YOUR GOAL: Each line below must be set down exactly; omit any image you find.

DATA BLOCK:

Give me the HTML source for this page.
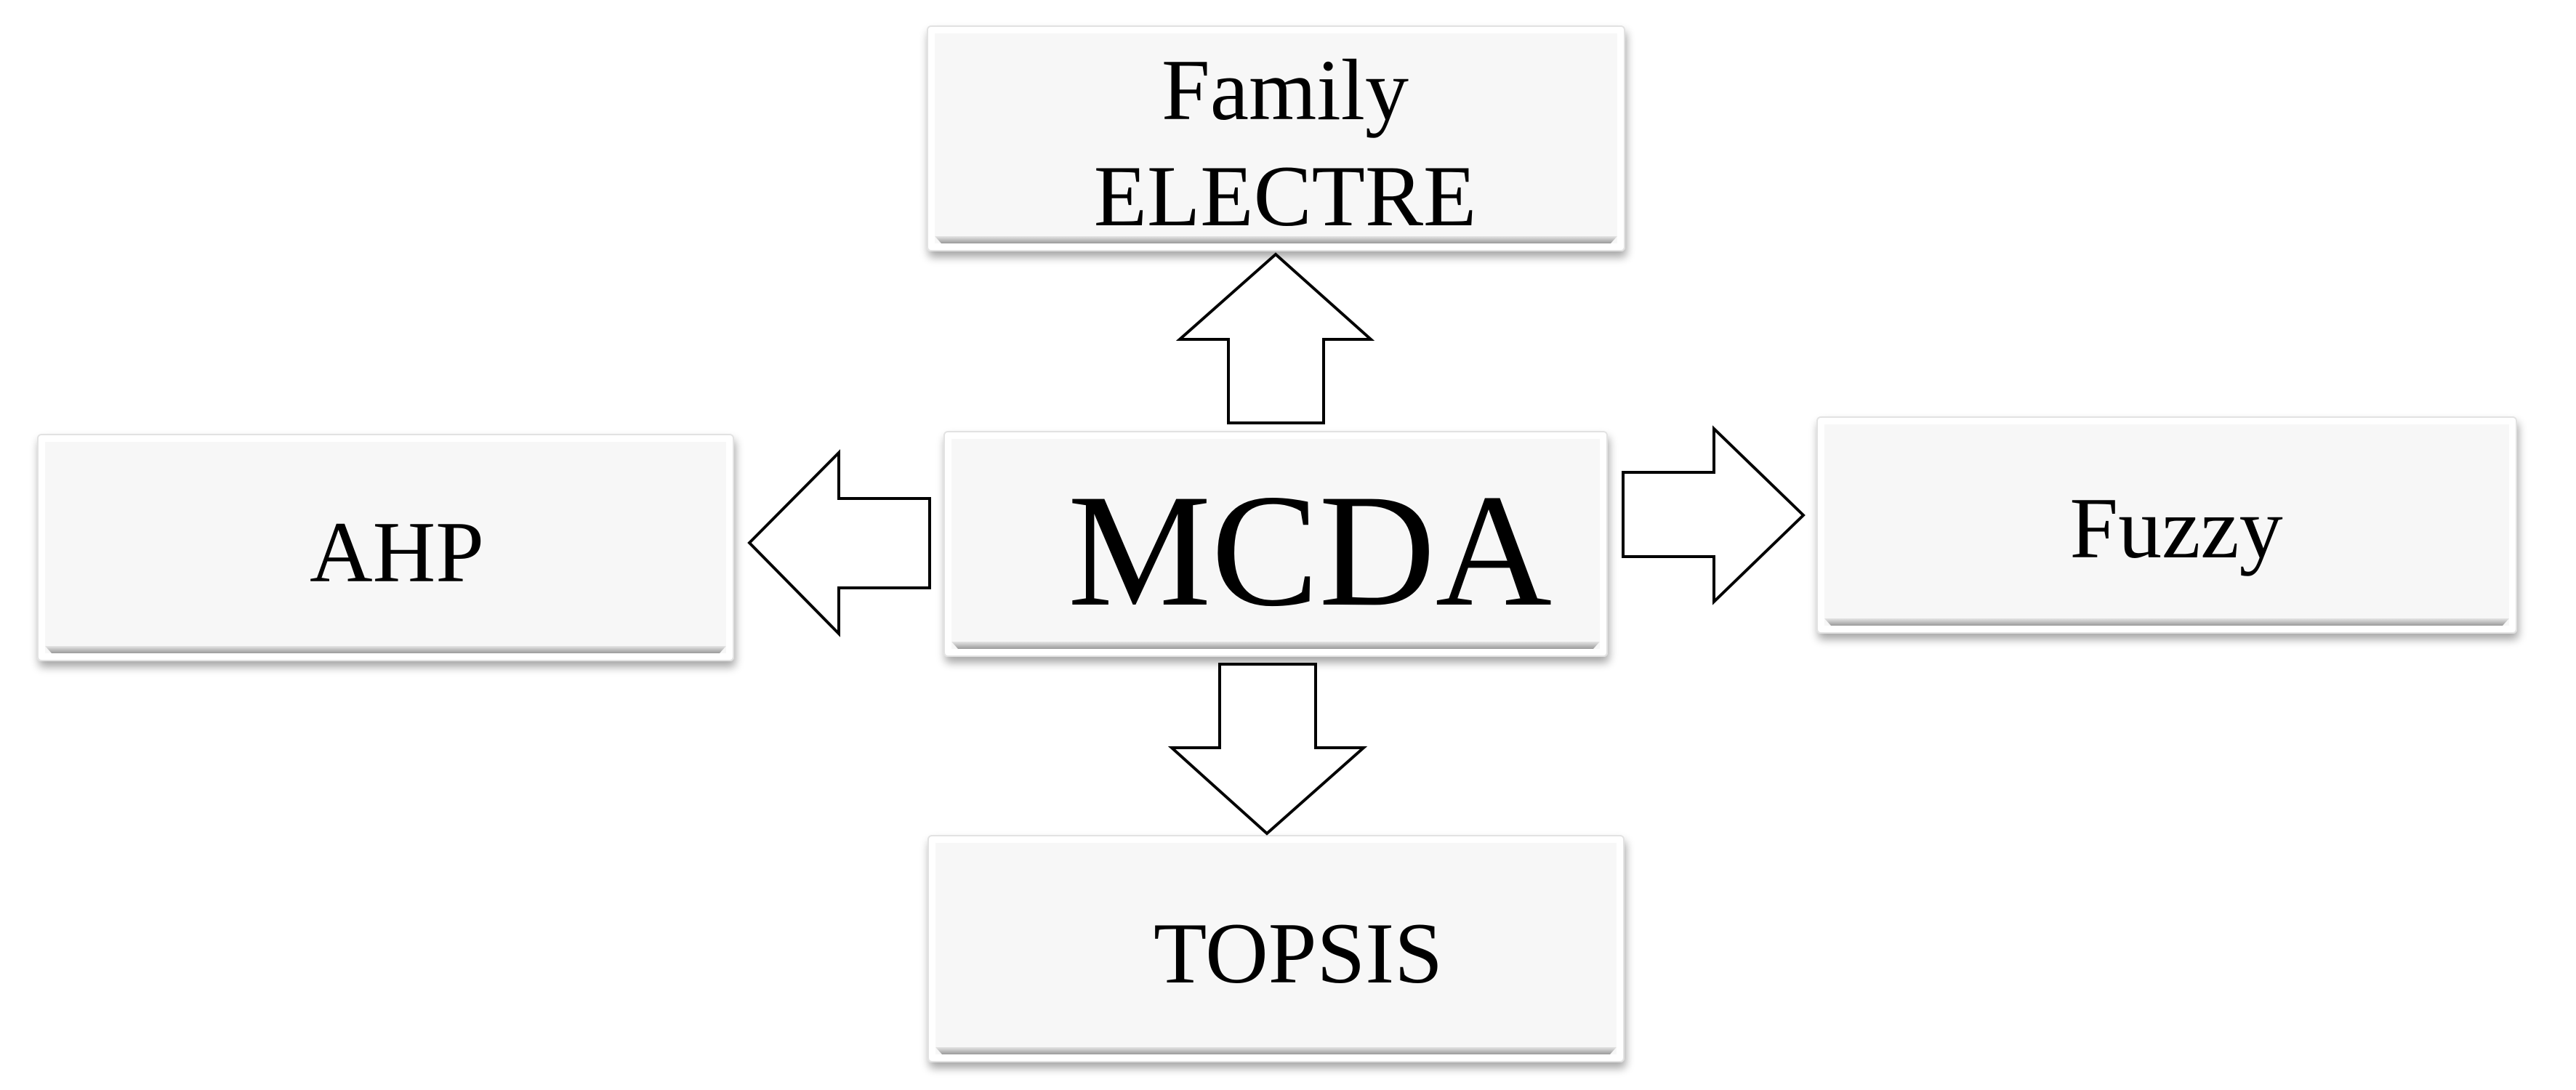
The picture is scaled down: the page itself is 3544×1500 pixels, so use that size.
<!DOCTYPE html>
<html><head><meta charset="utf-8"><style>
html,body{margin:0;padding:0;background:#fff;}
svg{display:block}
text{font-family:"Liberation Serif","Times New Roman",serif;fill:#000}
</style></head><body>
<svg width="3544" height="1500" viewBox="0 0 3544 1500" xmlns="http://www.w3.org/2000/svg">
<defs>
<filter id="sh" x="-5%" y="-10%" width="110%" height="125%">
<feGaussianBlur in="SourceAlpha" stdDeviation="6"/>
<feOffset dx="2" dy="8" result="b"/>
<feComponentTransfer><feFuncA type="linear" slope="0.35"/></feComponentTransfer>
<feMerge><feMergeNode/><feMergeNode in="SourceGraphic"/></feMerge>
</filter>
<linearGradient id="bot" x1="0" y1="0" x2="0" y2="1">
<stop offset="0" stop-color="#e6e6e6"/><stop offset="1" stop-color="#9a9a9a"/>
</linearGradient>
</defs>
<g id="boxes">
<!-- Family ELECTRE -->
<g filter="url(#sh)">
<rect x="1276" y="36" width="959" height="309" rx="5" fill="#fff" stroke="#e2e2e2" stroke-width="2"/>
</g>
<rect x="1286" y="46" width="939" height="289" fill="#f7f7f7"/>
<polygon points="1286,325 2225,325 2216,335 1295,335" fill="url(#bot)"/>
<!-- MCDA -->
<g filter="url(#sh)">
<rect x="1299" y="594" width="912" height="309" rx="5" fill="#fff" stroke="#e2e2e2" stroke-width="2"/>
</g>
<rect x="1309" y="604" width="892" height="289" fill="#f7f7f7"/>
<polygon points="1309,883 2201,883 2192,893 1318,893" fill="url(#bot)"/>
<!-- AHP -->
<g filter="url(#sh)">
<rect x="52" y="598" width="957" height="311" rx="5" fill="#fff" stroke="#e2e2e2" stroke-width="2"/>
</g>
<rect x="62" y="608" width="937" height="291" fill="#f7f7f7"/>
<polygon points="62,889 999,889 990,899 71,899" fill="url(#bot)"/>
<!-- Fuzzy -->
<g filter="url(#sh)">
<rect x="2500" y="574" width="962" height="297" rx="5" fill="#fff" stroke="#e2e2e2" stroke-width="2"/>
</g>
<rect x="2510" y="584" width="942" height="277" fill="#f7f7f7"/>
<polygon points="2510,851 3452,851 3443,861 2519,861" fill="url(#bot)"/>
<!-- TOPSIS -->
<g filter="url(#sh)">
<rect x="1277" y="1150" width="957" height="311" rx="5" fill="#fff" stroke="#e2e2e2" stroke-width="2"/>
</g>
<rect x="1287" y="1160" width="937" height="291" fill="#f7f7f7"/>
<polygon points="1287,1441 2224,1441 2215,1451 1296,1451" fill="url(#bot)"/>
</g>
<g fill="#fff" stroke="#000" stroke-width="4" stroke-linejoin="miter">
<!-- up arrow -->
<polygon points="1755,350 1886,467 1821,467 1821,582 1690,582 1690,467 1623,467"/>
<!-- left arrow -->
<polygon points="1031,747 1154,623 1154,686 1279,686 1279,809 1154,809 1154,872"/>
<!-- right arrow -->
<polygon points="2233,650 2358,650 2358,590 2481,709 2358,828 2358,766 2233,766"/>
<!-- down arrow -->
<polygon points="1678,914 1810,914 1810,1029 1876,1029 1743,1147 1612,1029 1678,1029"/>
</g>
<g text-anchor="middle">
<text x="1768" y="164" font-size="120">Family</text>
<text x="1768" y="310" font-size="120">ELECTRE</text>
<text x="1802" y="832" font-size="222">MCDA</text>
<text x="546" y="800" font-size="120">AHP</text>
<text x="2994" y="767" font-size="120">Fuzzy</text>
<text x="1786" y="1352" font-size="120">TOPSIS</text>
</g>
</svg>
</body></html>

ANSWER TO THIS PROBLEM:
Give me the HTML source for this page.
The picture is scaled down: the page itself is 3544×1500 pixels, so use that size.
<!DOCTYPE html>
<html><head><meta charset="utf-8"><style>
html,body{margin:0;padding:0;background:#fff;}
svg{display:block}
text{font-family:"Liberation Serif","Times New Roman",serif;fill:#000}
</style></head><body>
<svg width="3544" height="1500" viewBox="0 0 3544 1500" xmlns="http://www.w3.org/2000/svg">
<defs>
<filter id="sh" x="-5%" y="-10%" width="110%" height="125%">
<feGaussianBlur in="SourceAlpha" stdDeviation="6"/>
<feOffset dx="2" dy="8" result="b"/>
<feComponentTransfer><feFuncA type="linear" slope="0.35"/></feComponentTransfer>
<feMerge><feMergeNode/><feMergeNode in="SourceGraphic"/></feMerge>
</filter>
<linearGradient id="bot" x1="0" y1="0" x2="0" y2="1">
<stop offset="0" stop-color="#e6e6e6"/><stop offset="1" stop-color="#9a9a9a"/>
</linearGradient>
</defs>
<g id="boxes">
<!-- Family ELECTRE -->
<g filter="url(#sh)">
<rect x="1276" y="36" width="959" height="309" rx="5" fill="#fff" stroke="#e2e2e2" stroke-width="2"/>
</g>
<rect x="1286" y="46" width="939" height="289" fill="#f7f7f7"/>
<polygon points="1286,325 2225,325 2216,335 1295,335" fill="url(#bot)"/>
<!-- MCDA -->
<g filter="url(#sh)">
<rect x="1299" y="594" width="912" height="309" rx="5" fill="#fff" stroke="#e2e2e2" stroke-width="2"/>
</g>
<rect x="1309" y="604" width="892" height="289" fill="#f7f7f7"/>
<polygon points="1309,883 2201,883 2192,893 1318,893" fill="url(#bot)"/>
<!-- AHP -->
<g filter="url(#sh)">
<rect x="52" y="598" width="957" height="311" rx="5" fill="#fff" stroke="#e2e2e2" stroke-width="2"/>
</g>
<rect x="62" y="608" width="937" height="291" fill="#f7f7f7"/>
<polygon points="62,889 999,889 990,899 71,899" fill="url(#bot)"/>
<!-- Fuzzy -->
<g filter="url(#sh)">
<rect x="2500" y="574" width="962" height="297" rx="5" fill="#fff" stroke="#e2e2e2" stroke-width="2"/>
</g>
<rect x="2510" y="584" width="942" height="277" fill="#f7f7f7"/>
<polygon points="2510,851 3452,851 3443,861 2519,861" fill="url(#bot)"/>
<!-- TOPSIS -->
<g filter="url(#sh)">
<rect x="1277" y="1150" width="957" height="311" rx="5" fill="#fff" stroke="#e2e2e2" stroke-width="2"/>
</g>
<rect x="1287" y="1160" width="937" height="291" fill="#f7f7f7"/>
<polygon points="1287,1441 2224,1441 2215,1451 1296,1451" fill="url(#bot)"/>
</g>
<g fill="#fff" stroke="#000" stroke-width="4" stroke-linejoin="miter">
<!-- up arrow -->
<polygon points="1755,350 1886,467 1821,467 1821,582 1690,582 1690,467 1623,467"/>
<!-- left arrow -->
<polygon points="1031,747 1154,623 1154,686 1279,686 1279,809 1154,809 1154,872"/>
<!-- right arrow -->
<polygon points="2233,650 2358,650 2358,590 2481,709 2358,828 2358,766 2233,766"/>
<!-- down arrow -->
<polygon points="1678,914 1810,914 1810,1029 1876,1029 1743,1147 1612,1029 1678,1029"/>
</g>
<g text-anchor="middle">
<text x="1768" y="164" font-size="120">Family</text>
<text x="1768" y="310" font-size="120">ELECTRE</text>
<text x="1802" y="832" font-size="222">MCDA</text>
<text x="546" y="800" font-size="120">AHP</text>
<text x="2994" y="767" font-size="120">Fuzzy</text>
<text x="1786" y="1352" font-size="120">TOPSIS</text>
</g>
</svg>
</body></html>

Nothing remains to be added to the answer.